My God will not be outdone in generosity.
He asks for my obedience, He does not demand it. He waits, He never imposes Himself or His will on mine. The more I am obedient the more I am blessed. This isn't the kind of arrangement I tried to make with God when I was a teenager, "God please give me ____ and I'll give you ____."
I feel a lot like the Grinch. I actually think my heart has grown exponentially. I didn't have the capacity for this kind of love, obedience or patience just 12 short months ago. I lacked discipline in several areas of my life and though I continue to work in all these areas, the change inside of me feels so amazing.
This might well be the happiest time in my life. There are stresses, worries and troubles, oh, I SO promise there are. There always will be, I cannot sacrifice my life to the work of the enemy and the garbage he throws at me. That is just stuff. None of it is eternal. Surrender it, embrace it, learn from it and move the heck on. This kind of happiness is more satisfying than any temporal happiness. This isn't fleeting. It doesn't shift with the weather or the season, my cycle or moods. This is the joy of walking in obedience. this is the joy of knowing that I am immortal the work being done in me is God's work. wow. Wouldn't we all be honored to have some famous designer from HGTV decorate our house, do our landscaping, or sit on the couch (off camera) with Dr. Phil and find out how to fix your family? We'd be the envy of our neighbors. But God is the architect of our hearts, our lives if we let Him. The only thing keeping us from the BIG REVEAL is the bus of our stubborn will. Move that bus!
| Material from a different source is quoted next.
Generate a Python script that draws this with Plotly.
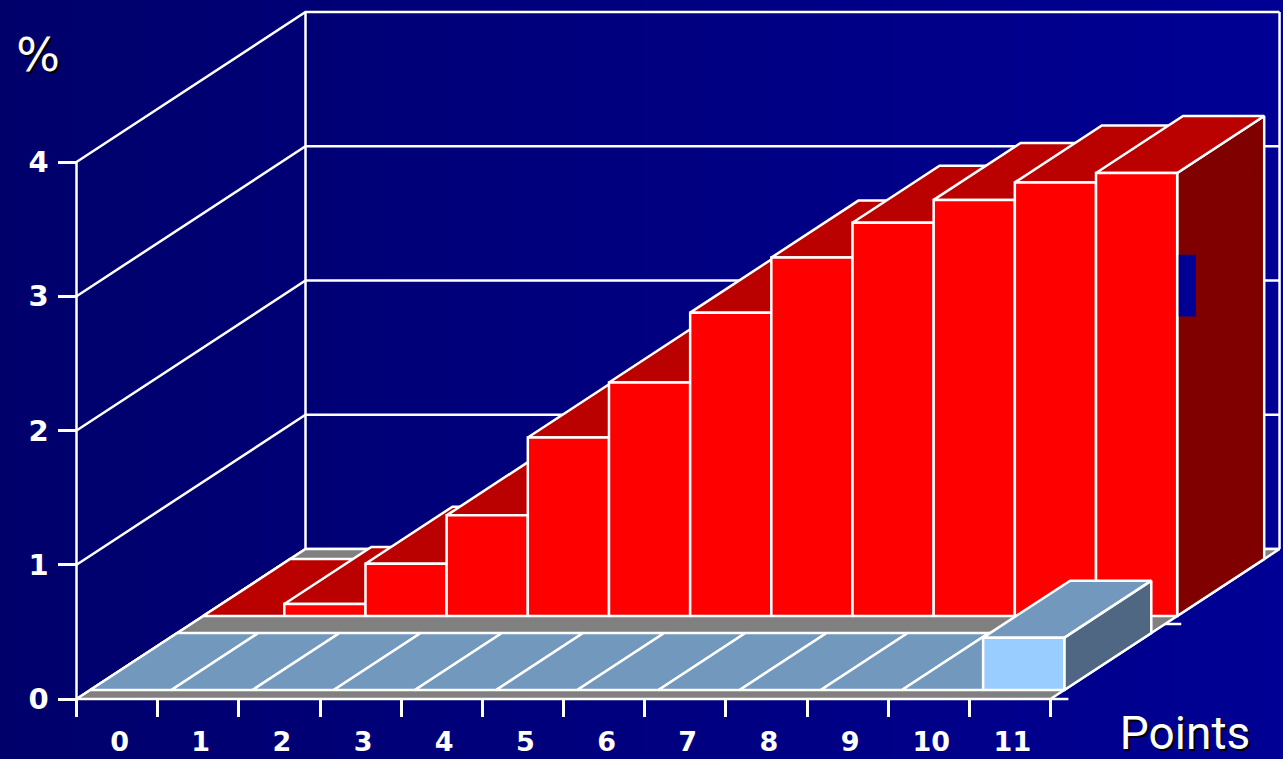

God's blessings are able to reach me because my disobedience is not constantly getting in my own way. I am called to be perfect like my Father in heaven is perfect. This is my journey. For so long, I knew this but gave myself the slack to fall and fail. I will fall and fail, but I refuse to give myself permission to do it. I will forgive myself when I do, but allowing myself to do anything I know I should not... how is that a net gain for me? answer: it's not.
Ever start out on a goal? You get so excited and encouraged when you see progress. I can see the progress of God's work in my life, and on my very heart. The failures are even blessings as my will surrenders to His.
We are moved. Well we still have the wood playset at the other place, but we are, aside from that, moved. I love our new place. It's perfect. I hope to post some photos tomorrow and now that things are settling in return to blogging. We live across the street from the parish where I work, St. Mary's, as the youth minister now. I love everything about our location, our home, our town.
So much more to share but there is also laundry and meatballs that need tending. I pray you will move your butt, I mean BUS and see what God wants to reveal to you.